В ожидании урагана

Фарфоровая глазурь воды и перья облаков – что может быть тлетворнее? А между тем уж двадцать шестой день я, как часовой, вышагиваю на балконе, полируя его белые перилла рукой, облачённой в лайковою перчатку, и глядя на горизонт, девственный как пух голубки, к богу посланной. Я всё надеюсь, что вечер прихватит немного зюд-веста, а он язвит по-прежнему своей щербатой в облаках улыбкой и бросает безобразно-жёлтые мазки на блестящую снаружи, а гнилую внутри водную полировку, воняющую в эти минуты особенно мерзко. Когда она уплыла, был точно такой же ясный вечер.

Люблю выйти на балкон моего дома, когда завывают сирены о том, что надо сложить свои вещи в водозащитные сумки и ожидать, как рыба под корягой, решения судьбы в меблированных комнатах у тёплых каминов на креслах с чашкой кофе. Я люблю, вопреки регламентам, развешанным здесь вместо обоев, не слыша испуганных криков соседей, выбегать на балкон в одной майке, и, словно подводник, задраив за собой люк, наблюдать одинокие пюпитры океана, слыша, как оркестр за кулисами отстраивает голоса, приготавляясь к Мистерии. Говорят, у меня загораются в тот момент глаза, всегда потухшие, как маки, и выпрямляются плечи, а ноги начинают отплясывать тарантеллу, ангажируя дельфинов, и язык извлекает из щёк комплименты.

Сначала океан замолкает и словно прислушивается. Хохот чаек стихает, как бы пристыженный спокойствием его. Вода, ещё покрытая молочной пенкой, ворочается снаружи: она притаилась в ожидании, прикрывшись тёмным плащом, но уже успела поменять свою привычную вонь на запах железа. Вот натягиваются тросы, удерживающие мой дом, и звенят, когда ветер ударяет по ним, словно гитарист, взявший первый аккорд. Потом всё замирает, и, кажется: не будет ничего: музыканты забыли ноты, певцы - слова, а я один в этом мире зритель пришёл на концерт напрасно.

Но ветер рвёт с места, и тучи вмиг сходятся, как заговорщики, и перекрещивают кинжалы, и вода уже плещется смело и, как сдёрнутая скатерть накрытого стола, сметает с своей поверхности суда и лодки.

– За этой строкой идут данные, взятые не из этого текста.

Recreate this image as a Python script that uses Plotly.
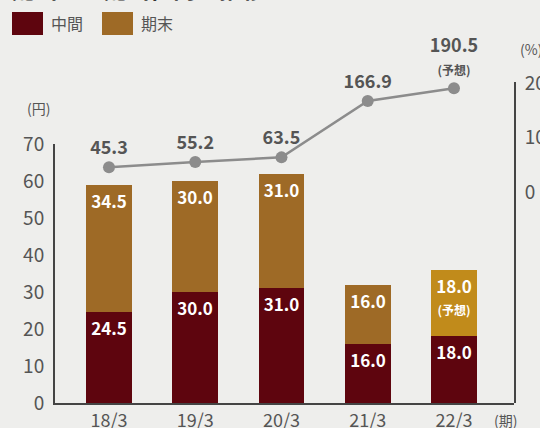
import plotly.graph_objects as go

categories = ["18/3", "19/3", "20/3", "21/3", "22/3"]
interim = [24.5, 30.0, 31.0, 16.0, 18.0]
year_end = [34.5, 30.0, 31.0, 16.0, 18.0]
payout = [45.3, 55.2, 63.5, 166.9, 190.5]
forecast = [False, False, False, False, True]

series_names = ["中間", "期末"]
title_text = "配当金と配当性向の推移"

W, H = 540, 428
L, R, T, B = 55, 26, 82, 25
PW, PH = W - L - R, H - T - B


def px(x):
    return (x - L) / PW


def py(y):
    return 1 - (y - T) / PH


C_INT = "#5e050e"
C_END = "#9e6a26"
C_END_F = "#c18b1b"
C_LINE = "#8c8c8c"
FONT = "Noto Sans CJK JP"
SMALL = "<span style='font-size:12px'>(予想)</span>"


def lab(v, f):
    return f"{v:.1f}" + (f"<br>{SMALL}" if f else "")


fig = go.Figure()
fig.add_trace(go.Bar(
    x=categories, y=interim, name=series_names[0], yaxis="y",
    marker=dict(color=C_INT, line=dict(width=0)),
    text=[f"{v:.1f}" for v in interim], textposition="inside",
    insidetextanchor="end", constraintext="none",
    textfont=dict(color="white", size=17, family=FONT, weight="bold"),
    width=0.533, showlegend=False,
))
fig.add_trace(go.Bar(
    x=categories, y=year_end, name=series_names[1], yaxis="y",
    marker=dict(color=[C_END_F if f else C_END for f in forecast], line=dict(width=0)),
    text=[lab(v, f) for v, f in zip(year_end, forecast)], textposition="inside",
    insidetextanchor="end", constraintext="none",
    textfont=dict(color="white", size=17, family=FONT, weight="bold"),
    width=0.533, showlegend=False,
))
fig.add_trace(go.Scatter(
    x=categories, y=payout, yaxis="y2", mode="lines+markers+text",
    line=dict(color=C_LINE, width=2.5),
    marker=dict(color=C_LINE, size=12),
    text=[lab(v, f) for v, f in zip(payout, forecast)],
    textposition="top center",
    textfont=dict(color="#555555", size=18, family=FONT, weight="bold"),
    showlegend=False, cliponaxis=False,
))

ann = []
shapes = []
# legend swatches
for name, color, x0 in [(series_names[0], C_INT, 12), (series_names[1], C_END, 102)]:
    shapes.append(dict(type="rect", xref="paper", yref="paper",
                       x0=px(x0), x1=px(x0 + 31), y0=py(35), y1=py(12),
                       fillcolor=color, line=dict(width=0)))
    ann.append(dict(text=name, x=px(x0 + 37), y=py(23), xref="paper", yref="paper",
                    xanchor="left", yanchor="middle", showarrow=False,
                    font=dict(size=16, color="#555555", family=FONT)))

ann.append(dict(text=title_text, x=px(10), y=py(-12), xref="paper", yref="paper",
                xanchor="left", yanchor="middle", showarrow=False,
                font=dict(size=23, color="#333333", family=FONT, weight="bold")))
ann.append(dict(text="(円)", x=px(38), y=py(108), xref="paper", yref="paper",
                xanchor="center", yanchor="middle",
                showarrow=False, font=dict(size=14, color="#555555", family=FONT)))
ann.append(dict(text="(%)", x=px(518), y=py(49), xref="paper", yref="paper",
                xanchor="left", yanchor="middle",
                showarrow=False, font=dict(size=14, color="#555555", family=FONT)))
ann.append(dict(text="(期)", x=px(505), y=py(420), xref="paper", yref="paper",
                xanchor="center", yanchor="middle",
                showarrow=False, font=dict(size=14, color="#555555", family=FONT)))

fig.update_layout(
    width=W, height=H,
    margin=dict(l=L, r=R, t=T, b=B, pad=0),
    paper_bgcolor="#eeeeec", plot_bgcolor="rgba(0,0,0,0)",
    barmode="stack", bargap=0,
    font=dict(family=FONT, color="#555555"),
    xaxis=dict(type="category", range=[-0.626, 4.696], showline=True,
               linecolor="#444444", linewidth=2, showgrid=False, zeroline=False,
               ticks="", tickfont=dict(size=18, color="#555555"),
               ticklabelstandoff=0,
               anchor="y", automargin=False, fixedrange=True,
               ticklabeloverflow="allow"),
    yaxis=dict(domain=[0, (403 - 144) / PH], range=[0, 70], dtick=10,
               showline=True, linecolor="#444444", linewidth=2, showgrid=False,
               zeroline=False, ticks="", ticklabelstandoff=5,
               tickfont=dict(size=19, color="#555555"), automargin=False),
    yaxis2=dict(domain=[0, 1], range=[-387.2, 201.8], tickvals=[0, 100, 200],
                side="right", anchor="x", showline=True, linecolor="#444444",
                linewidth=2, showgrid=False, zeroline=False, ticks="",
                ticklabelstandoff=5, tickfont=dict(size=19, color="#555555"),
                automargin=False, ticklabeloverflow="allow"),
    annotations=ann, shapes=shapes,
)

fig.write_html(
    "out.html",
    config={"displayModeBar": False},
    post_script="document.body.style.margin='0';document.body.style.overflow='hidden';",
)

Не смеяться я прихожу в лицо непогоде, а плакать! Не самонадеянности я полон, но упования! Ибо один ураган помнит, куда унёс мою королеву проклятый океан. В порту ли она, или на дне среди черепах и медуз мёрзнет, или всё на том же проклятом судне – ему знать. Ох, не люблю, когда ясно, и океан напоминает бассейн, продливший свою кафельную голубизну на многие мили и размеченный на квадраты неведомым водомером. Он не приносит известий и улыбается как мертвец, отмучившийся после долгой болезни. Только ураган подымет бутылку из-под коряг - только он прибьёт к берегу остатки крушения. Не сидеть в кресле, не ждать!

Итак, если сгущаются тучи, я, чуткий на ухо, выхожу на балкон и всматриваюсь вдаль: “Авось, не причудилось”. Мне стыдно надеяться, что на горизонте покажется парус. Мне не впервой прощаться с иллюзиями. Это малодушие - над ним смеются старики-соседи.

Я уже слышу, как поднимается ветер, словно лев, и гонит стадо волн-антилоп, загоняя их в берега, в которые они врезаются, обезумев, своими рогами, забыв про боль. Негде укрыться от урагана. Дом, как на дыбе распятый, между берегом и морем, трещит, и, кажется, то ли сам он разлетится в щепки, то ли канаты не выдержат и лопнут, и стихия бросит его в открытый зёв океана. Но не боюсь я упасть в зелёную муть! Я был в ней однажды: её вкус мне показался пресным: я выплыл сухим.

Я часто говорю с ураганом. Мне хочется, чтобы он забрал меня, обнял своими руками – железными, ржавыми, а нежными – ибо только в его объятиях я вижу если не покой, то... скоротечность. Без бури нет времени. У смерти ясные глаза, как у этого неба.

Я надеюсь, я молюсь, двадцать седьмой день разрешится непогодой. А сегодня уже двадцать шестой как нет надежды, что вечер ознаменуется канонадой. Солнечный приплюснутый диск багровеет у горизонта и в очередной раз усмехается из-под наплывов жирных век. Быть может, это добрая примета, и завтра будет, будет буря? Ведь ждёт моя королева. Да ждёт ли?